* Required work: Transcribe all of the data exactly. Omit the pictures.

* Information provided:
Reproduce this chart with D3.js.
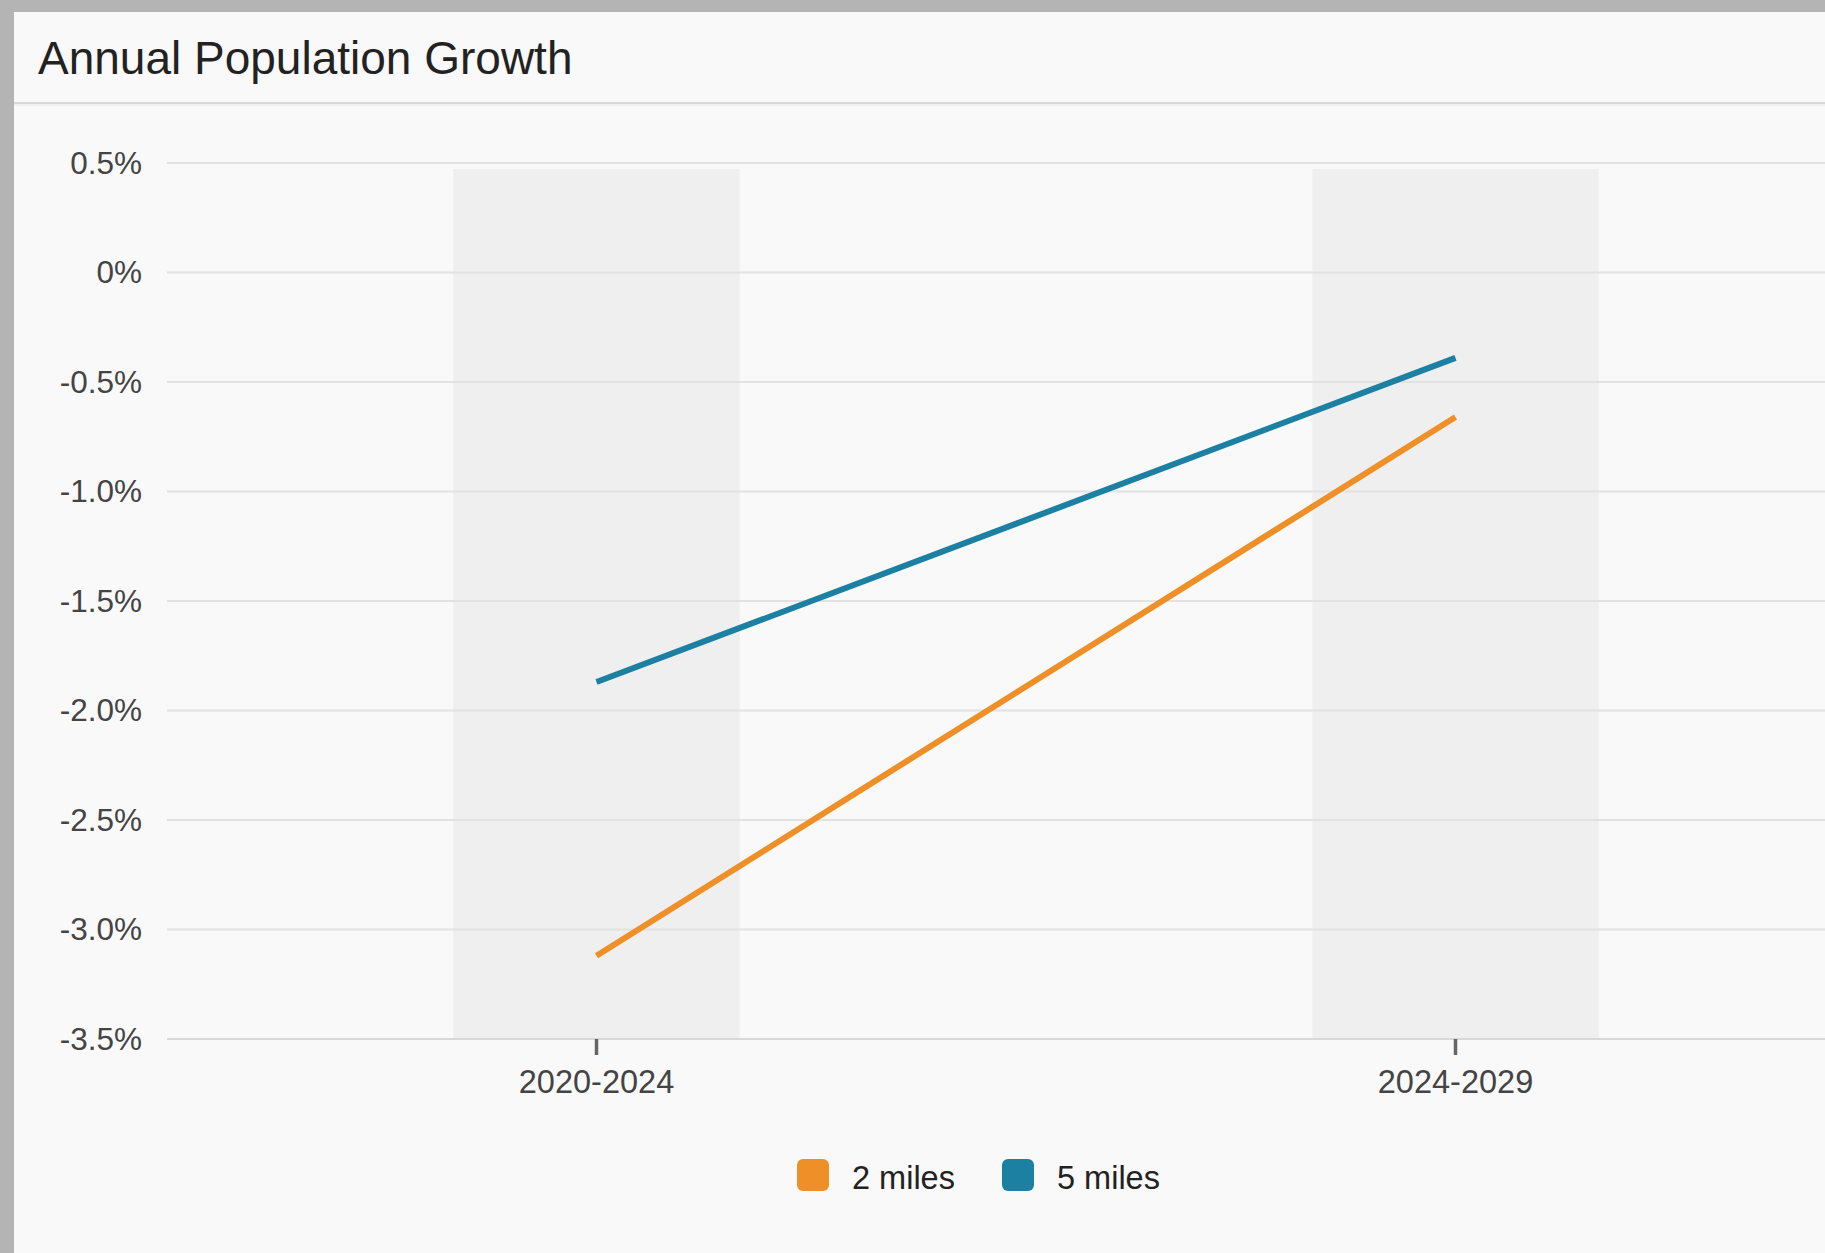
<!DOCTYPE html>
<html>
<head>
<meta charset="utf-8">
<script src="https://cdn.jsdelivr.net/npm/d3@7"></script>
<style>
  html, body { margin: 0; padding: 0; background: #b3b4b3; }
  svg { display: block; font-family: "Liberation Sans", Arial, Helvetica, sans-serif; }
</style>
</head>
<body>
<svg id="chart" width="1825" height="1253"></svg>
<script>
const title = "Annual Population Growth";
const categories = ["2020-2024", "2024-2029"];
const seriesNames = ["2 miles", "5 miles"];
const twoMiles = [-3.12, -0.66];
const fiveMiles = [-1.87, -0.39];
const yTicks = [0.5, 0, -0.5, -1.0, -1.5, -2.0, -2.5, -3.0, -3.5];
const colors = ["#ee9027", "#1c80a2"];

const W = 1825, H = 1253;
const svg = d3.select("#chart");

// card
svg.append("rect").attr("x", 14).attr("y", 12).attr("width", W).attr("height", H)
  .attr("fill", "#f9f9f9");
svg.append("text").attr("x", 38).attr("y", 74)
  .attr("font-size", 46).attr("fill", "#222").text(title);
svg.append("rect").attr("x", 14).attr("y", 102).attr("width", W).attr("height", 2).attr("fill", "#d9d9d9");
svg.append("rect").attr("x", 14).attr("y", 104).attr("width", W).attr("height", 2).attr("fill", "#efefef");

const left = 167, right = 1885;
const x = d3.scaleBand().domain(categories).range([left, right]).padding(0);
const y = d3.scaleLinear().domain([-3.5, 0.5]).range([1039, 163]);

// shaded bands
const bw = x.bandwidth() / 3;
const bandTop = y(0.5) + 6;
svg.append("g").selectAll("rect").data(categories).join("rect")
  .attr("x", d => x(d) + x.bandwidth() / 2 - bw / 2)
  .attr("y", bandTop)
  .attr("width", bw)
  .attr("height", y(-3.5) - bandTop)
  .attr("fill", "#efefef");

// gridlines
svg.append("g").selectAll("line").data(yTicks).join("line")
  .attr("x1", left).attr("x2", W)
  .attr("y1", d => y(d)).attr("y2", d => y(d))
  .attr("stroke", d => d === -3.5 ? "#d8d8d8" : "#e2e2e2")
  .attr("stroke-width", 2);

// y axis
const fmt = d => d === 0 ? "0%" : d3.format(".1f")(d).replace("\u2212", "-") + "%";
const yAxis = svg.append("g").attr("transform", `translate(${left},0)`)
  .call(d3.axisLeft(y).tickValues(yTicks).tickFormat(fmt).tickSize(0).tickPadding(25));
yAxis.select(".domain").remove();
yAxis.selectAll("text").attr("font-size", 31.5).attr("fill", "#444")
  .attr("font-family", "'Liberation Sans', Arial, sans-serif");

// x axis
const xAxis = svg.append("g").attr("transform", `translate(0,${y(-3.5)})`)
  .call(d3.axisBottom(x).tickSizeInner(16).tickSizeOuter(0).tickPadding(15));
xAxis.select(".domain").remove();
xAxis.selectAll(".tick line").attr("stroke", "#666").attr("stroke-width", 3.5);
xAxis.selectAll("text").attr("font-size", 32.5).attr("fill", "#444")
  .attr("font-family", "'Liberation Sans', Arial, sans-serif");

// lines
const series = [twoMiles, fiveMiles];
const line = d3.line().x((d, i) => x(categories[i]) + x.bandwidth() / 2).y(d => y(d));
svg.append("g").selectAll("path").data(series).join("path")
  .attr("d", d => line(d))
  .attr("fill", "none")
  .attr("stroke", (d, i) => colors[i])
  .attr("stroke-width", 6);

// legend
const legendX = [797, 1002];
const lg = svg.append("g").selectAll("g").data(seriesNames).join("g")
  .attr("transform", (d, i) => `translate(${legendX[i]},1159)`);
lg.append("rect").attr("width", 32).attr("height", 32).attr("rx", 6)
  .attr("fill", (d, i) => colors[i]);
lg.append("text").attr("x", 55).attr("y", 30).attr("font-size", 32.5).attr("fill", "#222")
  .text(d => d);
</script>
</body>
</html>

* Solution to the exercise:
Reproduce this chart with D3.js.
<!DOCTYPE html>
<html>
<head>
<meta charset="utf-8">
<script src="https://cdn.jsdelivr.net/npm/d3@7"></script>
<style>
  html, body { margin: 0; padding: 0; background: #b3b4b3; }
  svg { display: block; font-family: "Liberation Sans", Arial, Helvetica, sans-serif; }
</style>
</head>
<body>
<svg id="chart" width="1825" height="1253"></svg>
<script>
const title = "Annual Population Growth";
const categories = ["2020-2024", "2024-2029"];
const seriesNames = ["2 miles", "5 miles"];
const twoMiles = [-3.12, -0.66];
const fiveMiles = [-1.87, -0.39];
const yTicks = [0.5, 0, -0.5, -1.0, -1.5, -2.0, -2.5, -3.0, -3.5];
const colors = ["#ee9027", "#1c80a2"];

const W = 1825, H = 1253;
const svg = d3.select("#chart");

// card
svg.append("rect").attr("x", 14).attr("y", 12).attr("width", W).attr("height", H)
  .attr("fill", "#f9f9f9");
svg.append("text").attr("x", 38).attr("y", 74)
  .attr("font-size", 46).attr("fill", "#222").text(title);
svg.append("rect").attr("x", 14).attr("y", 102).attr("width", W).attr("height", 2).attr("fill", "#d9d9d9");
svg.append("rect").attr("x", 14).attr("y", 104).attr("width", W).attr("height", 2).attr("fill", "#efefef");

const left = 167, right = 1885;
const x = d3.scaleBand().domain(categories).range([left, right]).padding(0);
const y = d3.scaleLinear().domain([-3.5, 0.5]).range([1039, 163]);

// shaded bands
const bw = x.bandwidth() / 3;
const bandTop = y(0.5) + 6;
svg.append("g").selectAll("rect").data(categories).join("rect")
  .attr("x", d => x(d) + x.bandwidth() / 2 - bw / 2)
  .attr("y", bandTop)
  .attr("width", bw)
  .attr("height", y(-3.5) - bandTop)
  .attr("fill", "#efefef");

// gridlines
svg.append("g").selectAll("line").data(yTicks).join("line")
  .attr("x1", left).attr("x2", W)
  .attr("y1", d => y(d)).attr("y2", d => y(d))
  .attr("stroke", d => d === -3.5 ? "#d8d8d8" : "#e2e2e2")
  .attr("stroke-width", 2);

// y axis
const fmt = d => d === 0 ? "0%" : d3.format(".1f")(d).replace("\u2212", "-") + "%";
const yAxis = svg.append("g").attr("transform", `translate(${left},0)`)
  .call(d3.axisLeft(y).tickValues(yTicks).tickFormat(fmt).tickSize(0).tickPadding(25));
yAxis.select(".domain").remove();
yAxis.selectAll("text").attr("font-size", 31.5).attr("fill", "#444")
  .attr("font-family", "'Liberation Sans', Arial, sans-serif");

// x axis
const xAxis = svg.append("g").attr("transform", `translate(0,${y(-3.5)})`)
  .call(d3.axisBottom(x).tickSizeInner(16).tickSizeOuter(0).tickPadding(15));
xAxis.select(".domain").remove();
xAxis.selectAll(".tick line").attr("stroke", "#666").attr("stroke-width", 3.5);
xAxis.selectAll("text").attr("font-size", 32.5).attr("fill", "#444")
  .attr("font-family", "'Liberation Sans', Arial, sans-serif");

// lines
const series = [twoMiles, fiveMiles];
const line = d3.line().x((d, i) => x(categories[i]) + x.bandwidth() / 2).y(d => y(d));
svg.append("g").selectAll("path").data(series).join("path")
  .attr("d", d => line(d))
  .attr("fill", "none")
  .attr("stroke", (d, i) => colors[i])
  .attr("stroke-width", 6);

// legend
const legendX = [797, 1002];
const lg = svg.append("g").selectAll("g").data(seriesNames).join("g")
  .attr("transform", (d, i) => `translate(${legendX[i]},1159)`);
lg.append("rect").attr("width", 32).attr("height", 32).attr("rx", 6)
  .attr("fill", (d, i) => colors[i]);
lg.append("text").attr("x", 55).attr("y", 30).attr("font-size", 32.5).attr("fill", "#222")
  .text(d => d);
</script>
</body>
</html>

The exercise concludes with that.